To answer this question from an Easter Catholic perspective, we need to turn to current canonical sources, especially the Instruction for Applying the Liturgical Prescriptions of the Code of Canons of the Eastern Churches issued by the Congregation for the Eastern Churches, January 6, 1996.
In 21, we read: “In every effort of liturgical renewal, therefore, the practice of the Orthodox brethren should be taken into account, knowing it, respecting it and distancing from it as little as possible so as not to increase the existing separation, but rather intensifying efforts in view of eventual adaptations, maturing and working together. Thus will be manifested the unity that already subsists in daily receiving the same spiritual nourishment from practicing the same common heritage.” (Cf. John Paul II, Discourse to participants of the meeting about the pastoral problems of the Catholic Church of the Byzantine rite in Romania (22 January 1994): L’Osservatore Romano, 22 January 1994. p.5; see also in Servizio Informazioni per le Chiese Orientali 49 (1994) 2.
In the Orthodox Churches, as manifested in the liturgical texts, it can be said that deacons do not have a presidential role.

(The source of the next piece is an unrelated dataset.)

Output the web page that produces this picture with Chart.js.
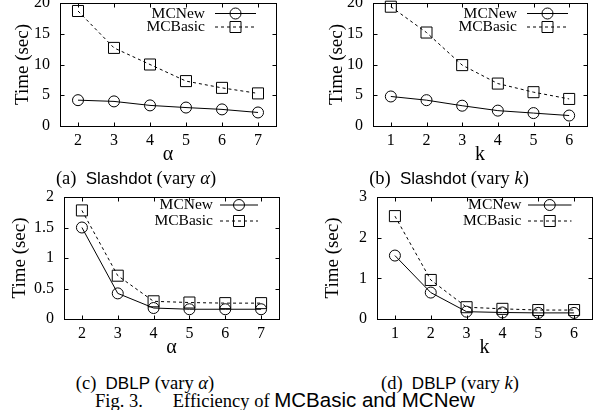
<!DOCTYPE html>
<html><head><meta charset="utf-8">
<script src="https://cdn.jsdelivr.net/npm/chart.js@4"></script>
<style>
html,body{margin:0;padding:0;background:#fff;}
body{width:599px;height:410px;position:relative;overflow:hidden;}
canvas{position:absolute;}
.cap{position:absolute;white-space:nowrap;font-family:"Liberation Serif","Times New Roman",serif;font-size:18.5px;color:#000;transform:translate(-50%,-50%);line-height:1;}
.sans{font-family:"Liberation Sans",Arial,sans-serif;font-size:17px;}
.fig{position:absolute;white-space:nowrap;font-family:"Liberation Serif","Times New Roman",serif;font-size:18.5px;color:#000;transform:translateY(-50%);line-height:1;}
.fig .sans{font-size:20.5px;}
</style></head><body>
<canvas id="ca" width="300" height="170" style="left:0;top:0;width:300px;height:170px"></canvas>
<canvas id="cb" width="299" height="170" style="left:300px;top:0;width:299px;height:170px"></canvas>
<canvas id="cc" width="300" height="180" style="left:0;top:185px;width:300px;height:180px"></canvas>
<canvas id="cd" width="299" height="180" style="left:300px;top:185px;width:299px;height:180px"></canvas>
<div class="cap" style="left:136px;top:178px">(a)&nbsp;&nbsp;<span class="sans">Slashdot</span> (vary <i>α</i>)</div>
<div class="cap" style="left:449px;top:178px">(b)&nbsp;&nbsp;<span class="sans">Slashdot</span> (vary <i>k</i>)</div>
<div class="cap" style="left:145px;top:383px">(c)&nbsp;&nbsp;<span class="sans">DBLP</span> (vary <i>α</i>)</div>
<div class="cap" style="left:450px;top:383px">(d)&nbsp;&nbsp;<span class="sans">DBLP</span> (vary <i>k</i>)</div>
<div class="fig" style="left:95px;top:400px">Fig. 3.<span style="display:inline-block;width:30px"></span>Efficiency of <span class="sans">MCBasic and MCNew</span></div>
<script>
// ---- data ----
const seriesNames = ['MCNew', 'MCBasic'];
const alphaCats = ['2', '3', '4', '5', '6', '7'];
const kCats = ['1', '2', '3', '4', '5', '6'];
const slashAlphaNew = [4.2, 4.0, 3.35, 3.0, 2.7, 2.2];
const slashAlphaBasic = [18.7, 12.7, 10.0, 7.3, 6.2, 5.3];
const slashKNew = [4.8, 4.2, 3.3, 2.5, 2.1, 1.7];
const slashKBasic = [19.4, 15.2, 9.9, 6.9, 5.5, 4.4];
const dblpAlphaNew = [1.5, 0.42, 0.18, 0.16, 0.16, 0.16];
const dblpAlphaBasic = [1.78, 0.71, 0.29, 0.27, 0.26, 0.26];
const dblpKNew = [1.56, 0.65, 0.18, 0.16, 0.15, 0.15];
const dblpKBasic = [2.53, 0.96, 0.29, 0.25, 0.22, 0.22];
const yTicksSlash = [0, 5, 10, 15, 20];
const yTicksDblpAlpha = [0, 0.5, 1, 1.5, 2];
const yTicksDblpK = [0, 0.5, 1, 1.5, 2, 2.5, 3];
const xTitleAlpha = 'α';
const xTitleK = 'k';
const yTitle = 'Time (sec)';

const SERIF = '"Liberation Serif","Times New Roman",serif';
const CIRCLE_R = 5.5, RECT_R = 7.8;

const framePlugin = {
  id: 'frame',
  afterDatasetsDraw(chart, args, o) {
    const {ctx, chartArea: a, scales: {x, y}} = chart;
    ctx.save();
    ctx.strokeStyle = '#000';
    ctx.lineWidth = 1;
    ctx.setLineDash([]);
    const L = Math.round(a.left) + 0.5, R = Math.round(a.right) + 0.5;
    const T = Math.round(a.top) + 0.5, B = Math.round(a.bottom) + 0.5;
    ctx.strokeRect(L, T, R - L, B - T);
    const t = 4;
    ctx.beginPath();
    x.ticks.forEach((tk, i) => {
      const px = Math.round(x.getPixelForTick(i)) + 0.5;
      ctx.moveTo(px, B); ctx.lineTo(px, B - t);
      ctx.moveTo(px, T); ctx.lineTo(px, T + t);
    });
    y.ticks.forEach(tk => {
      const py = Math.round(y.getPixelForValue(tk.value)) + 0.5;
      ctx.moveTo(L, py); ctx.lineTo(L + t, py);
      ctx.moveTo(R, py); ctx.lineTo(R - t, py);
    });
    ctx.stroke();
    // inside legend
    ctx.font = '15.5px ' + SERIF;
    ctx.textAlign = 'right';
    ctx.textBaseline = 'middle';
    chart.data.datasets.forEach((ds, i) => {
      const yy = a.top + o.ys[i];
      ctx.fillStyle = '#000';
      ctx.fillText(ds.label, a.right - o.textRight, yy);
      const x1 = a.right - o.lineL, x2 = a.right - o.lineR;
      ctx.setLineDash(ds.borderDash || []);
      ctx.beginPath(); ctx.moveTo(x1, yy); ctx.lineTo(x2, yy); ctx.stroke();
      ctx.setLineDash([]);
      ctx.fillStyle = 'rgba(0,0,0,0)';
      Chart.helpers.drawPoint(ctx, {pointStyle: ds.pointStyle, radius: ds.pointRadius, borderWidth: 1, rotation: 0}, (x1 + x2) / 2, yy);
    });
    ctx.restore();
  }
};

function makeChart(id, cats, dNew, dBasic, yTicks, xTitle, cfg) {
  const yMin = yTicks[0], yMax = yTicks[yTicks.length - 1];
  return new Chart(document.getElementById(id), {
    type: 'line',
    data: {
      labels: cats,
      datasets: [
        {label: seriesNames[0], data: dNew, borderColor: '#000', borderWidth: 1, pointStyle: 'circle', pointRadius: CIRCLE_R,
          pointBorderColor: '#000', pointBackgroundColor: 'rgba(0,0,0,0)', pointBorderWidth: 1, tension: 0, clip: false},
        {label: seriesNames[1], data: dBasic, borderColor: '#000', borderWidth: 1, borderDash: [3, 3], pointStyle: 'rect', pointRadius: RECT_R,
          pointBorderColor: '#000', pointBackgroundColor: 'rgba(0,0,0,0)', pointBorderWidth: 1, tension: 0, clip: false}
      ]
    },
    options: {
      responsive: false, animation: false, devicePixelRatio: 1,
      layout: {autoPadding: false, padding: {left: 0, top: cfg.padTop, right: cfg.padRight, bottom: 0}},
      plugins: {legend: {display: false}, tooltip: {enabled: false}, frame: cfg.legend},
      scales: {
        x: {
          type: 'category', offset: true,
          grid: {display: false, drawTicks: false}, border: {display: false},
          ticks: {color: '#000', font: {family: SERIF, size: 16, weight: 'normal'}, padding: 5, maxRotation: 0, autoSkip: false},
          title: {display: true, text: xTitle, color: '#000', font: {family: SERIF, size: 20, weight: 'normal'},
            padding: {top: 0, bottom: cfg.xTitleOff - 12}},
          afterFit(s) { s.height = cfg.xH; s.paddingLeft = 0; s.paddingRight = 0; s.paddingTop = 0; s.paddingBottom = 0; }
        },
        y: {
          type: 'linear', min: yMin, max: yMax,
          grid: {display: false, drawTicks: false}, border: {display: false},
          afterBuildTicks(s) { s.ticks = yTicks.map(v => ({value: v})); },
          ticks: {color: '#000', font: {family: SERIF, size: 16, weight: 'normal'}, padding: 10, callback: v => String(v)},
          title: {display: true, text: yTitle, color: '#000', font: {family: SERIF, size: 19, weight: 'normal', lineHeight: 1.2},
            padding: {top: cfg.yTitleX - 11.4, bottom: 0}},
          afterFit(s) { s.width = cfg.yW; s.paddingTop = 0; s.paddingBottom = 0; s.paddingLeft = 0; s.paddingRight = 0; }
        }
      }
    },
    plugins: [framePlugin]
  });
}

makeChart('ca', alphaCats, slashAlphaNew, slashAlphaBasic, yTicksSlash, xTitleAlpha,
  {padTop: 3, padRight: 24, yW: 60, xH: 44, xTitleOff: 15, yTitleX: 23,
   legend: {textRight: 71, lineL: 61, lineR: 20, ys: [10.5, 24]}});
makeChart('cb', kCats, slashKNew, slashKBasic, yTicksSlash, xTitleK,
  {padTop: 3, padRight: 12, yW: 73, xH: 44, xTitleOff: 15, yTitleX: 37.5,
   legend: {textRight: 70, lineL: 60, lineR: 19, ys: [10.5, 24]}});
makeChart('cc', alphaCats, dblpAlphaNew, dblpAlphaBasic, yTicksDblpAlpha, xTitleAlpha,
  {padTop: 12, padRight: 21, yW: 64, xH: 46, xTitleOff: 17, yTitleX: 20,
   legend: {textRight: 66, lineL: 59, lineR: 21, ys: [8, 24]}});
makeChart('cd', kCats, dblpKNew, dblpKBasic, yTicksDblpK, xTitleK,
  {padTop: 12, padRight: 7, yW: 77, xH: 46, xTitleOff: 17, yTitleX: 33,
   legend: {textRight: 70.5, lineL: 64, lineR: 20.5, ys: [8, 24]}});
</script>
</body></html>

In section 22, we read: “Reference to can. 657, can. 668 § 2 of the Code of Canons of the Eastern Churches indicates the competent authority for the regulation of public divine worship. In the patriarchal Churches, this is the Patriarch with the consent of the Synod of Bishops (which should occur in collaboration with the liturgical Commission of the patriarchal Church [Cf. CCEO cann. 114 § 1 and 124.]). Be it noted that which is established concerning patriarchal Churches is also applicable, from can. 152 of the Code of Canons of the Eastern Churches, to the major archiepiscopal Churches. In the metropolitan Churches sui iuris, the competent authority is the Metropolitan with the consent of the Council of Hierarchs. Both cases require prior review by the Apostolic See.”
It is clear from the above that any changes in the received liturgical texts requires a legitimate process, a process that safeguards not only the liturgical heritage but also the communion of the local Churches (dioceses) that are united in a Church sui iuris.
If any Eastern Catholic Church, even by means of a canonically legitimate process as outlined above, deacons were given a presidential role in liturgical services, this would serve to create a liturgical rupture between Catholic and Orthodox Eastern Churches. Such a venture might easily be a neo-Latinism.
Certainly, the norm for liturgical services is to have a celebrant (bishop or presbyter). When there is a lack of presbyters, the simple solution is for the bishop to ordain more presbyters rather than having deacons substitute for presbyters. Quite clearly, the deacon is not a substitute for the presider, either within or outside of the liturgy. We might say that the presider (bishop or presbyter) is an image of Christ as head of the Church, while the deacon is the clearly in relationship to the presider as an agent: one who gets something done on behalf of another. The deacon can act only as an agent; that is as a deacon, if he has a presider to act in relationship to. Thus, when there is no presider at a liturgical service, the deacon does not serve as deacon nor does he substitute for the presider.